The wise yogi detaches his consciousness from transitory relationships and possessions, even if living the life of a householder; for he knows all things belong to God, and that at any moment he can be dispossessed of them by the divine will.

He loves not his family any less for his nonattachment, nor does he neglect his duty to them, but rather loves and serves the God in them and expands that caring to include all others of God's children. ...

Whether the wise yogi be a monastic or householder, he maintains a perpetual tranquility of the heart, irrespective of favorable or unfavorable conditions in his life.

By the uniting power of yoga meditation, the yogi of steadfast devotion remains free from disuniting thoughts and sensations and so abides in oneness with Spirit.

Forsaking the company of sense-restless beings and materialistic environs, the sage prefers sequestered places, spiritual company, and the inner companionship of the Supreme Friend.
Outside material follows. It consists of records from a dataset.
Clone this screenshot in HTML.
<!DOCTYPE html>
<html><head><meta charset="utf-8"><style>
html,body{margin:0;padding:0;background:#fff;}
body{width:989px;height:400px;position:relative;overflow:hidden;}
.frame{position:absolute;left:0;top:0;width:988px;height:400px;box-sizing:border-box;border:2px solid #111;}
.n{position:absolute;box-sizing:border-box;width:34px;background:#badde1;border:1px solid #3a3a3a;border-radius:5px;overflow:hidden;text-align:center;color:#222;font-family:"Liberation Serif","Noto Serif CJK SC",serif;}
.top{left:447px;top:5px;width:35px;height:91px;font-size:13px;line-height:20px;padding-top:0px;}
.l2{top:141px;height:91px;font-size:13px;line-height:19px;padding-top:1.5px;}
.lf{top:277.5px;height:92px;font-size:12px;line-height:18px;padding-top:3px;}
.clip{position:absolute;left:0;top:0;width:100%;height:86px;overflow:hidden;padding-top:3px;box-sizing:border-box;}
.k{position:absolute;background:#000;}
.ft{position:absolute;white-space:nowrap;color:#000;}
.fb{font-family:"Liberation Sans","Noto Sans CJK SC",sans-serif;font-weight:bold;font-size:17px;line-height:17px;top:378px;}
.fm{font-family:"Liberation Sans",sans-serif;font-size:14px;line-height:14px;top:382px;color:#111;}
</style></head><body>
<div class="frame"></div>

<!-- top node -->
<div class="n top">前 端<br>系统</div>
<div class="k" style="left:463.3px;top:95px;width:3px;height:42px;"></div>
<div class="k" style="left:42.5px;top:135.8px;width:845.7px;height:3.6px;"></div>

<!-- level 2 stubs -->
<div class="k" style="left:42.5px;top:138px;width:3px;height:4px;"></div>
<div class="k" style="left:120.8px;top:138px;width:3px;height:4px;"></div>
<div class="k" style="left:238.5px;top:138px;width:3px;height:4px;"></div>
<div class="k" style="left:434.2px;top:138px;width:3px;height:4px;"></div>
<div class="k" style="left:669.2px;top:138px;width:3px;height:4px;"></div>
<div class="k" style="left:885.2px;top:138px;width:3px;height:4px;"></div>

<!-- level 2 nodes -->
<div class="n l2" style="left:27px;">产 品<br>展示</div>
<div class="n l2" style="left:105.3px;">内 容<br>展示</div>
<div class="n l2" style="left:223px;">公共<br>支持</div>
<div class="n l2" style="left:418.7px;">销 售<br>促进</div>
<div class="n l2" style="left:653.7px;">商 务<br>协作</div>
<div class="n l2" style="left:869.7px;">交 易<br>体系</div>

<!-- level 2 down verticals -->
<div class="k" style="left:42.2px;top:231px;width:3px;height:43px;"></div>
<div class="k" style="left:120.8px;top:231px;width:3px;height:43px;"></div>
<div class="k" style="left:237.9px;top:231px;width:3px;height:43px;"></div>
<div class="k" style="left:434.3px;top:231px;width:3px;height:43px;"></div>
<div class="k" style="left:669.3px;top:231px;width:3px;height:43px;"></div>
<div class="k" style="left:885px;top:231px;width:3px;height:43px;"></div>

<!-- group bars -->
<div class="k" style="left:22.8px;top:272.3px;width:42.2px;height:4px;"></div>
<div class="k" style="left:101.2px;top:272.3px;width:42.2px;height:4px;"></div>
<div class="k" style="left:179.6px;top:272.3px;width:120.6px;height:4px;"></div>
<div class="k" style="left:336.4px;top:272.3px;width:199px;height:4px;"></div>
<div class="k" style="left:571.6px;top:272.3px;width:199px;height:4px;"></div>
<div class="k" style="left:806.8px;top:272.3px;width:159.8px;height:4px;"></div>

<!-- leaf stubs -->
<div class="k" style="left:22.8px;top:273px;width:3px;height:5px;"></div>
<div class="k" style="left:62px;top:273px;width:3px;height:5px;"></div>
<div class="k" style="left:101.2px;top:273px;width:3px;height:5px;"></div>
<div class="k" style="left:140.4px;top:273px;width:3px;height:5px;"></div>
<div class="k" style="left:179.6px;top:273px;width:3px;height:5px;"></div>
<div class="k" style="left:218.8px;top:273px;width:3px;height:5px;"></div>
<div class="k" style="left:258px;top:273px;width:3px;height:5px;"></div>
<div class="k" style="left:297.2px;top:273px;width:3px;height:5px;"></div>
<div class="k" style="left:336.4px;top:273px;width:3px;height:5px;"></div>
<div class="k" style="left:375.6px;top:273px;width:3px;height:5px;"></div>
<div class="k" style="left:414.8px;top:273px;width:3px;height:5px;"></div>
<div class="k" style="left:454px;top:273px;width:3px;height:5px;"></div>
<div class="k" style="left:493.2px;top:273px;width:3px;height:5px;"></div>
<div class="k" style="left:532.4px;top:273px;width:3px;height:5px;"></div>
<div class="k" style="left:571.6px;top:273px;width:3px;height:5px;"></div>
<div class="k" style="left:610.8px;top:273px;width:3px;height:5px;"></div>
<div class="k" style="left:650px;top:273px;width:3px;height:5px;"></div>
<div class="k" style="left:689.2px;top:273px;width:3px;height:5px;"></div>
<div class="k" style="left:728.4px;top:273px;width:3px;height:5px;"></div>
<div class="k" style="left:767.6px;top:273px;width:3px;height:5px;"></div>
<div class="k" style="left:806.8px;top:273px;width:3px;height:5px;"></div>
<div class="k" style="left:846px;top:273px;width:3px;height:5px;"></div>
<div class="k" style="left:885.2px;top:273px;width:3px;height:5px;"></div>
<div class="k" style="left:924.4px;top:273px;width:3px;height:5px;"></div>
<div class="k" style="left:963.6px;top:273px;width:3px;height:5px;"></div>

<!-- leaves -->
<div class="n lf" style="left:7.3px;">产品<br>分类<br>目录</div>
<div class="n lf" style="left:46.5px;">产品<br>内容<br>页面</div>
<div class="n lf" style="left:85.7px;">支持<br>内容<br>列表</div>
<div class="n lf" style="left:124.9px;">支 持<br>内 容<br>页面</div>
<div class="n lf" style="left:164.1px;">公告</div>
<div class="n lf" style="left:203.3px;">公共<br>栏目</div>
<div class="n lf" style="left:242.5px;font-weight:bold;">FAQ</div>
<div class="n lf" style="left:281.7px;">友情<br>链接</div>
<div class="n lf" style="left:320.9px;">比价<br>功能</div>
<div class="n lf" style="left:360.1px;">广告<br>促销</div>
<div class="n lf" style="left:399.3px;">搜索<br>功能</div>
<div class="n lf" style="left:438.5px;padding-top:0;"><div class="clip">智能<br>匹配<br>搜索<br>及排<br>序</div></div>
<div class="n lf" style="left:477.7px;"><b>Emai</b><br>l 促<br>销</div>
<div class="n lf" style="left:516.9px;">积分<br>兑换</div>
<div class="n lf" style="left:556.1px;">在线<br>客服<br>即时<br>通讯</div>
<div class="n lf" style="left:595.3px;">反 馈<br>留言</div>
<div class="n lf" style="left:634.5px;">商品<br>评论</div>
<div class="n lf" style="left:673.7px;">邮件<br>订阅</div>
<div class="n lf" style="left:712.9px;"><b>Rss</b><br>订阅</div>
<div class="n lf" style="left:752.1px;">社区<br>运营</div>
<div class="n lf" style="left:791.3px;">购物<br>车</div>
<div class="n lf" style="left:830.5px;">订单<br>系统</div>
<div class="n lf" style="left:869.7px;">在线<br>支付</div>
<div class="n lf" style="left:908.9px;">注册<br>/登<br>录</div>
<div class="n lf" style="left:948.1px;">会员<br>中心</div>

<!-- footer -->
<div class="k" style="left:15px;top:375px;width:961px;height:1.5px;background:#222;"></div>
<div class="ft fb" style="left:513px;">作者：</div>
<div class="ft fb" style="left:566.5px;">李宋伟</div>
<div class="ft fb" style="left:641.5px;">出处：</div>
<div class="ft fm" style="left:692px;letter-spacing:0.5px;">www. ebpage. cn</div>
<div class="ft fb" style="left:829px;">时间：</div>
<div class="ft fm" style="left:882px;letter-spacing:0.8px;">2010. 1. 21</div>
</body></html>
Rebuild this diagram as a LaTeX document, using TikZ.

The wisdom-manifesting yogi fills his mind with scriptural studies and spiritual meditative perceptions that contribute to soul-realization. When he attains perfect inner enlightenment, he intuitively perceives the meanings in all forms of knowledge, and realizes the whole truth of divine wisdom as manifested within his Self.

By cultivating the virtues mentioned above, the aspiring yogi attains wisdom and eradicates from his heart all contrary manifestations of ignorance: pride, anger, greed, egotism, possessiveness, misconception, and so on.

The devotee bent on liberation understands that all learning pertaining to the phenomenal worlds is partial, uncertain, relative, and unsatisfying. Realization of God is the only true, permanent, and absolute knowledge.